Session 3: Embodiment and Settler Decolonization with Dr. Denise Nadeau
June 2, 2021
Exploring links between white body supremacy, private property, and how they shape settler colonial attitudes and behaviour.

Hosted by Glebe-St. James and the Eastern Ontario Outaouais Regional Council's "Reimagining Indigenous/Settler Relations" An Educational Series of Conversations - Wednesday, June 2, 2021 at 7:30 p.m. EST.

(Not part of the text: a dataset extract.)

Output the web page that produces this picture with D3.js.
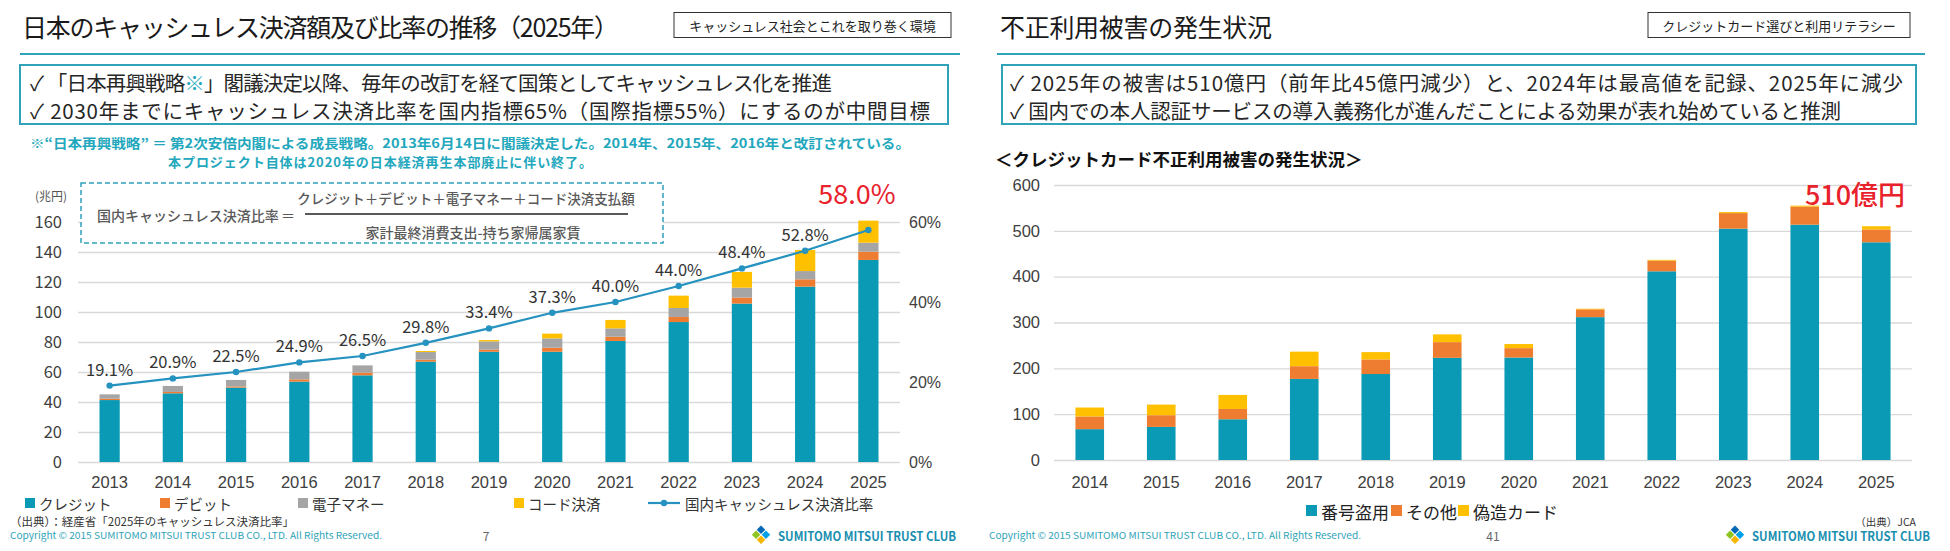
<!DOCTYPE html>
<html><head><meta charset="utf-8">
<script src="https://cdn.jsdelivr.net/npm/d3@7"></script>
<style>
body{margin:0;background:#fff;}
svg{display:block;font-family:"Noto Sans CJK JP","Noto Sans",sans-serif;}
</style></head><body>
<svg id="c" width="1950" height="551"></svg>
<script>
// ---------- Left chart data ----------
const years1 = ["2013","2014","2015","2016","2017","2018","2019","2020","2021","2022","2023","2024","2025"];
const credit = [41.3,45.8,49.6,53.6,57.8,66.9,73.5,73.5,80.7,93.3,105.6,116.9,134.7];
const debit  = [0.9,0.9,0.8,1.5,1.8,1.3,1.4,2.7,2.8,3.4,4.0,4.9,5.5];
const emoney = [2.9,4.0,4.3,5.1,4.8,5.1,5.5,6.2,5.6,6.0,6.6,5.5,6.0];
const codePay= [0,0,0,0,0,0.7,0.9,3.2,5.6,8.2,10.5,14.0,14.7];
const ratio  = [19.1,20.9,22.5,24.9,26.5,29.8,33.4,37.3,40.0,44.0,48.4,52.8,58.0];
const leftTicks = [0,20,40,60,80,100,120,140,160];
const pctTicks = [0,0.2,0.4,0.6];
const series1 = ["クレジット","デビット","電子マネー","コード決済"];
const lineName1 = "国内キャッシュレス決済比率";

// ---------- Right chart data ----------
const years2 = ["2014","2015","2016","2017","2018","2019","2020","2021","2022","2023","2024","2025"];
const theft  = [67.3,72.2,88.9,176.9,187.6,222.9,223.6,311.7,411.7,504.7,513.4,475.0];
const other  = [27.7,25.6,22.5,27.8,31.8,34.3,20.5,16.9,23.3,34.0,39.4,28.0];
const forged = [19.5,23.1,30.6,31.7,16.0,16.9,8.9,1.5,1.7,2.2,2.2,7.0];
const rightTicks = [0,100,200,300,400,500,600];
const series2 = ["番号盗用","その他","偽造カード"];

const C = {teal:"#0a9ab5", orange:"#ee7d31", gray:"#a5a5a5", yellow:"#ffc000", line:"#2592bf",
  grid:"#d9d9d9", frame:"#2fa3b8", note:"#22a7bd", red:"#e8212b", txt:"#262626", axis:"#404040"};

const svg = d3.select("#c");
function T(g,x,y,s,o={}){
  const t=g.append("text").attr("x",x).attr("y",y).text(s)
    .attr("font-size",o.size||14).attr("fill",o.fill||C.txt)
    .attr("text-anchor",o.anchor||"start").attr("dominant-baseline",o.base||"central");
  if(o.weight) t.attr("font-weight",o.weight);
  if(o.len) t.attr("textLength",o.len).attr("lengthAdjust",o.adj||"spacingAndGlyphs");
  return t;
}
function logo(g,x,y){
  const cols=["#0068b7","#00a0e9","#8fc31f","#f8b500"];
  const s=6;
  [[0,0],[1,0],[0,1],[1,1]].forEach((p,i)=>{
    g.append("rect").attr("x",x+p[0]*(s+1)).attr("y",y+p[1]*(s+1)).attr("width",s).attr("height",s)
     .attr("fill",cols[i]).attr("transform",`rotate(45 ${x+s} ${y+s})`);
  });
}
function header(g,tx,lx0,lx1,title,tlen,tag,tagX0,tagX1){
  T(g,tx,26,title,{size:25,fill:"#1a1a1a",len:tlen,adj:"spacing"});
  g.append("rect").attr("x",tagX0).attr("y",12.5).attr("width",tagX1-tagX0).attr("height",25)
    .attr("fill","#fff").attr("stroke","#333").attr("stroke-width",1);
  T(g,(tagX0+tagX1)/2,25,tag,{size:13,anchor:"middle",fill:"#222"});
  g.append("line").attr("x1",lx0).attr("x2",lx1).attr("y1",54).attr("y2",54)
    .attr("stroke",C.frame).attr("stroke-width",2);
}
function footer(g,x0,page,pageX,logoX){
  T(g,x0,535,"Copyright © 2015 SUMITOMO MITSUI TRUST CLUB CO., LTD. All Rights Reserved.",{size:9.5,fill:C.frame,len:372});
  T(g,pageX,535,page,{size:12,fill:"#666",anchor:"middle"});
  logo(g,logoX,528);
  T(g,logoX+23,535,"SUMITOMO MITSUI TRUST CLUB",{size:12.5,weight:"bold",fill:"#1a8fb0",len:178});
}

// ================= LEFT SLIDE =================
const L = svg.append("g");
header(L,22,20,960,"日本のキャッシュレス決済額及び比率の推移（2025年）",597,"キャッシュレス社会とこれを取り巻く環境",674,951);
L.append("rect").attr("x",20).attr("y",65).attr("width",928).attr("height",59)
  .attr("fill","none").attr("stroke",C.frame).attr("stroke-width",2);
const b1 = T(L,30,82,"",{size:20.5,len:802,adj:"spacing"});
b1.append("tspan").text("✓ 「日本再興戦略");
b1.append("tspan").text("※").attr("fill",C.note);
b1.append("tspan").text("」閣議決定以降、毎年の改訂を経て国策としてキャッシュレス化を推進");
T(L,30,110,"✓ 2030年までにキャッシュレス決済比率を国内指標65%（国際指標55%）にするのが中間目標",{size:20.5,len:900,adj:"spacing"});
T(L,30,142,"※“日本再興戦略” ＝ 第2次安倍内閣による成長戦略。2013年6月14日に閣議決定した。2014年、2015年、2016年と改訂されている。",{size:13,fill:C.note,weight:"bold",len:880});
T(L,168,161,"本プロジェクト自体は2020年の日本経済再生本部廃止に伴い終了。",{size:13,fill:C.note,weight:"bold",len:424,adj:"spacing"});

// plot geometry
const px0=78, px1=900, py0=462, py1=222;
const x1s = d3.scaleBand().domain(years1).range([px0,px1]).paddingInner(0.68).paddingOuter(0.34);
const y1s = d3.scaleLinear().domain([0,160]).range([py0,py1]);
const yPct = d3.scaleLinear().domain([0,0.6]).range([py0,py1]);

const gy = L.append("g").attr("transform",`translate(${px0},0)`)
  .call(d3.axisLeft(y1s).tickValues(leftTicks).tickSize(-(px1-px0)).tickPadding(16));
gy.select(".domain").remove();
gy.selectAll(".tick line").attr("stroke",C.grid).attr("stroke-width",1.3);
gy.selectAll(".tick text").attr("font-size",16.5).attr("fill",C.axis).attr("font-family","Noto Sans CJK JP");

const gyr = L.append("g").attr("transform",`translate(${px1},0)`)
  .call(d3.axisRight(yPct).tickValues(pctTicks).tickFormat(d3.format(".0%")).tickSize(0).tickPadding(9));
gyr.select(".domain").remove();
gyr.selectAll(".tick text").attr("font-size",16).attr("fill",C.axis);

const gx = L.append("g").attr("transform",`translate(0,${py0})`)
  .call(d3.axisBottom(x1s).tickSize(0).tickPadding(14));
gx.select(".domain").remove();
gx.selectAll(".tick text").attr("font-size",16.5).attr("fill",C.axis);

T(L,51,195,"(兆円)",{size:12,fill:"#555",anchor:"middle"});

const rows1 = years1.map((y,i)=>({year:y,"クレジット":credit[i],"デビット":debit[i],"電子マネー":emoney[i],"コード決済":codePay[i]}));
const stack1 = d3.stack().keys(series1)(rows1);
const col1 = [C.teal,C.orange,C.gray,C.yellow];
L.append("g").selectAll("g").data(stack1).join("g").attr("fill",(d,i)=>col1[i])
  .selectAll("rect").data(d=>d).join("rect")
  .attr("x",d=>x1s(d.data.year)).attr("width",x1s.bandwidth())
  .attr("y",d=>y1s(d[1])).attr("height",d=>Math.max(0,y1s(d[0])-y1s(d[1])));

const cx = y=>x1s(y)+x1s.bandwidth()/2;
L.append("path").datum(years1).attr("fill","none").attr("stroke",C.line).attr("stroke-width",2.2)
  .attr("d",d3.line().x(y=>cx(y)).y((y,i)=>yPct(ratio[i]/100)));
L.append("g").selectAll("circle").data(years1).join("circle")
  .attr("cx",y=>cx(y)).attr("cy",(y,i)=>yPct(ratio[i]/100)).attr("r",3.2).attr("fill",C.line);
L.append("g").selectAll("text").data(years1.slice(0,-1)).join("text")
  .attr("x",y=>cx(y)).attr("y",(y,i)=>yPct(ratio[i]/100)-17).attr("text-anchor","middle")
  .attr("dominant-baseline","central").attr("font-size",16.5).attr("fill","#333")
  .text((y,i)=>ratio[i].toFixed(1)+"%");
T(L,857,192,ratio[ratio.length-1].toFixed(1)+"%",{size:27,fill:C.red,anchor:"middle"});

// formula box
L.append("rect").attr("x",81).attr("y",183).attr("width",582).attr("height",60)
  .attr("fill","#fff").attr("stroke",C.frame).attr("stroke-width",1.5).attr("stroke-dasharray","5,3");
T(L,97,215,"国内キャッシュレス決済比率",{size:14,fill:"#595959",weight:500});
T(L,288,215,"＝",{size:14,fill:"#595959",anchor:"middle"});
L.append("line").attr("x1",305).attr("x2",628).attr("y1",214).attr("y2",214).attr("stroke","#222").attr("stroke-width",1.3);
T(L,466,198,"クレジット＋デビット＋電子マネー＋コード決済支払額",{size:13.5,fill:"#595959",anchor:"middle",weight:500});
T(L,473,232,"家計最終消費支出-持ち家帰属家賃",{size:14,fill:"#595959",anchor:"middle",weight:500});

// legend
const lg1 = [{n:series1[0],c:C.teal,x:25},{n:series1[1],c:C.orange,x:160},{n:series1[2],c:C.gray,x:298},{n:series1[3],c:C.yellow,x:514}];
lg1.forEach(d=>{
  L.append("rect").attr("x",d.x).attr("y",498).attr("width",10).attr("height",10).attr("fill",d.c);
  T(L,d.x+14,503,d.n,{size:14.5,fill:"#333"});
});
L.append("line").attr("x1",648).attr("x2",680).attr("y1",503).attr("y2",503).attr("stroke",C.line).attr("stroke-width",2.2);
L.append("circle").attr("cx",664).attr("cy",503).attr("r",3.2).attr("fill",C.line);
T(L,685,503,lineName1,{size:14.5,fill:"#333"});
T(L,10,521,"（出典）：経産省「2025年のキャッシュレス決済比率」",{size:11.5,fill:"#333"});
footer(L,10,"7",486,755);

// ================= RIGHT SLIDE =================
const R = svg.append("g");
header(R,1000,997,1925,"不正利用被害の発生状況",272,"クレジットカード選びと利用リテラシー",1648,1910);
R.append("rect").attr("x",1002).attr("y",65).attr("width",914).attr("height",59)
  .attr("fill","none").attr("stroke",C.frame).attr("stroke-width",2);
T(R,1010,82,"✓ 2025年の被害は510億円（前年比45億円減少）と、2024年は最高値を記録、2025年に減少",{size:20.5,len:893,adj:"spacing"});
T(R,1010,110,"✓ 国内での本人認証サービスの導入義務化が進んだことによる効果が表れ始めていると推測",{size:20.5,len:831,adj:"spacing"});
T(R,995,158,"＜クレジットカード不正利用被害の発生状況＞",{size:17.5,weight:600,fill:"#111"});

const qx0=1054, qx1=1912, qy0=460, qy1=185;
const x2s = d3.scaleBand().domain(years2).range([qx0,qx1]).paddingInner(0.6).paddingOuter(0.3);
const y2s = d3.scaleLinear().domain([0,600]).range([qy0,qy1]);
const gy2 = R.append("g").attr("transform",`translate(${qx0},0)`)
  .call(d3.axisLeft(y2s).tickValues(rightTicks).tickSize(-(qx1-qx0)).tickPadding(14));
gy2.select(".domain").remove();
gy2.selectAll(".tick line").attr("stroke",C.grid).attr("stroke-width",1.3);
gy2.selectAll(".tick text").attr("font-size",16.5).attr("fill",C.axis);
const gx2 = R.append("g").attr("transform",`translate(0,${qy0})`)
  .call(d3.axisBottom(x2s).tickSize(0).tickPadding(16));
gx2.select(".domain").remove();
gx2.selectAll(".tick text").attr("font-size",16.5).attr("fill",C.axis);

const rows2 = years2.map((y,i)=>({year:y,"番号盗用":theft[i],"その他":other[i],"偽造カード":forged[i]}));
const stack2 = d3.stack().keys(series2)(rows2);
const col2 = [C.teal,C.orange,C.yellow];
R.append("g").selectAll("g").data(stack2).join("g").attr("fill",(d,i)=>col2[i])
  .selectAll("rect").data(d=>d).join("rect")
  .attr("x",d=>x2s(d.data.year)).attr("width",x2s.bandwidth())
  .attr("y",d=>y2s(d[1])).attr("height",d=>Math.max(0,y2s(d[0])-y2s(d[1])));
const total25 = theft[11]+other[11]+forged[11];
T(R,1855,193,Math.round(total25)+"億円",{size:27,fill:C.red,anchor:"middle",weight:500});

const lg2 = [{n:series2[0],c:C.teal,x:1306},{n:series2[1],c:C.orange,x:1391},{n:series2[2],c:C.yellow,x:1458}];
lg2.forEach(d=>{
  R.append("rect").attr("x",d.x).attr("y",505).attr("width",11).attr("height",11).attr("fill",d.c);
  T(R,d.x+15,511,d.n,{size:17,fill:"#222"});
});
T(R,1916,521,"（出典）JCA",{size:10.5,fill:"#333",anchor:"end"});
footer(R,989,"41",1493,1729);
</script></body></html>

What do our bodies have to do with decolonization? In this session we focused on how white body supremacy and the institution of private property shape settler colonial attitudes and behaviour. Decolonization of the body needs to be addressed before settlers can begin to engage with Indigenous ethics of relationality and reciprocity and what Indigenous sovereignty means.
Dr. Nadeau
is an educator, writer and activist of mixed European ancestry from Quebec, currently living in unceded Lkwungen territory on Vancouver Island. She is an Affiliate Assistant Professor in the Religions and Cultures Department at Concordia University in Montreal. She is the author of the recently released Unsettling Spirit: A Journey into Decolonization( MQUP, 2020). Denise is a trained somatic movement therapist and this work informs her research and practice interests which include include Indigenous- settler relations, decolonization of the body, the politics of trauma and the deconstruction of whiteness and settler colonialism in Christianity.